President Trump’s misguided action withdrawing the United States from the Paris Accord is a blow to the prospects for limiting the damage from global climate change and a blow to U.S. leadership on the world stage.
It will probably take days to parse the profusion of misleading, hypocritical, and outright false statements in the President’s attempt to justify his profoundly counterproductive decision, Here I will make just a few overarching points.
First, the President focused exclusively on the purported economic harm to the United States from remaining in the agreement, never once addressing the harm that human-caused global climate change is causing and will continue to cause in increasing measure to life, health, property, our national security, and the environmental conditions and processes that underpin much of our economy. But the fact is that virtually every respectable analysis suggests that the costs associated with the damages from unabated climate change will be far larger than the costs of abatement would be.
Second, for all his emphasis on U.S. jobs, the President neglected to mention that there are many more U.S. jobs in the renewable-energy and energy-efficiency industries that have helped put this country, up until now, on a path toward meeting our emissions-reduction target under the Paris agreement than in the U.S. coal, oil, and natural gas industries combined. And jobs in these “clean energy” industries have been growing much faster than the economy as a whole. Withdrawing from the Paris agreement is likely cause more harm than good to the U.S. economy.
Third, the President’s assertion that the Paris agreement leaves U.S. industry “tied up and bound down” while other countries can do what they want is manifestly false.
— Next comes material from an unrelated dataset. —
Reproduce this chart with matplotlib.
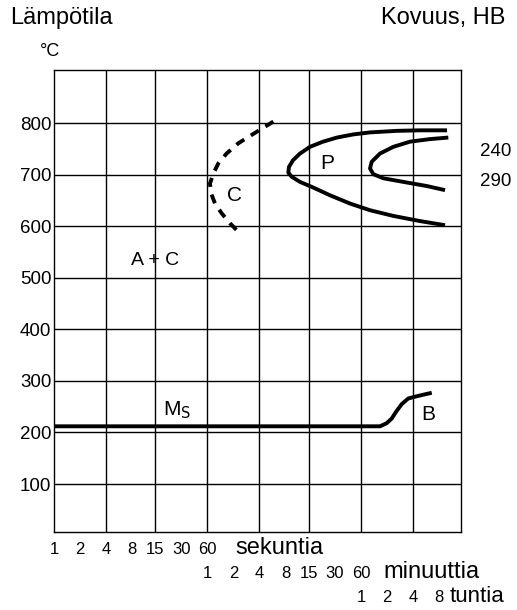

All commitments under the Paris agreement are voluntary, and the agreement contains no penalties for failing to meet those voluntary commitments. Other countries are no more and no less bound by their commitments than is the United States. But all (except evidently the Trump Administration) understand that the real penalty for falling short on those commitments is the increased damage from global climate change that shortfalls in emissions reductions is certain to entrain.
Fourth, there will be a penalty to be paid by the United States for its unilateral and objectively unwarranted withdrawal from one of the most consequential and universal international agreements in history. That penalty will be paid in widespread and well deserved opprobrium and in future non-cooperation of other countries with whatever international agenda President Trump believes he will be able to pursue going forward. He apparently thinks he is putting America first, but he is putting this country on a steep downhill slope in terms of international influence and the willingness of others to collaborate with us when we need them.